Second, the preservation and optional content provisions create a tension between rapid law‑enforcement access and privacy/de minimis retention. Treating a provider submission as a 90‑day preservation request is operationally straightforward but risks accumulating large volumes of intimate user data on short holds; the rule that DOJ must delete when no longer necessary places the burden on the government to maintain secure, auditable deletion practices.
The bill’s carveouts (no forced monitoring or decryption, broadband/text messaging exemptions) mitigate some privacy risk, but providers may change product behavior — for example, by limiting or modifying user‑facing services to reduce the probability of reportable discoveries.
Finally, the statute interacts awkwardly with existing law. Amending the Stored Communications Act to permit disclosure to the Attorney General helps providers comply, but it also raises Fourth Amendment and SCA boundary questions about compelled preservation, prosecution use, and cross‑border data.

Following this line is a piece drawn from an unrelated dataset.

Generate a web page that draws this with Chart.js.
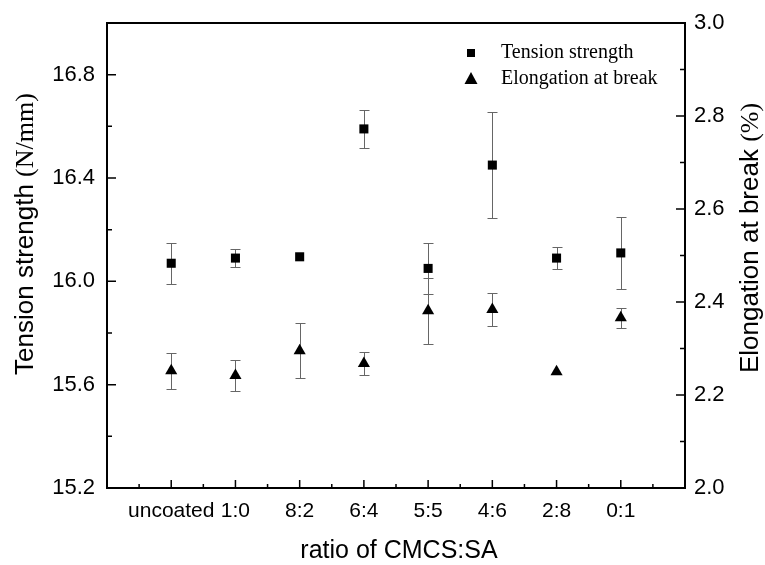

The prohibition on law‑enforcement‑posed user reports is necessary but may be imperfect in practice; agencies could pursue alternative routes (subpoenas, covert reporting through third parties) that sidestep the bar, shifting burdens back onto providers and courts. Collectively, these tensions mean effective implementation will require detailed DOJ guidance, technical standards for report format and transfer, and likely litigation over definitional edges.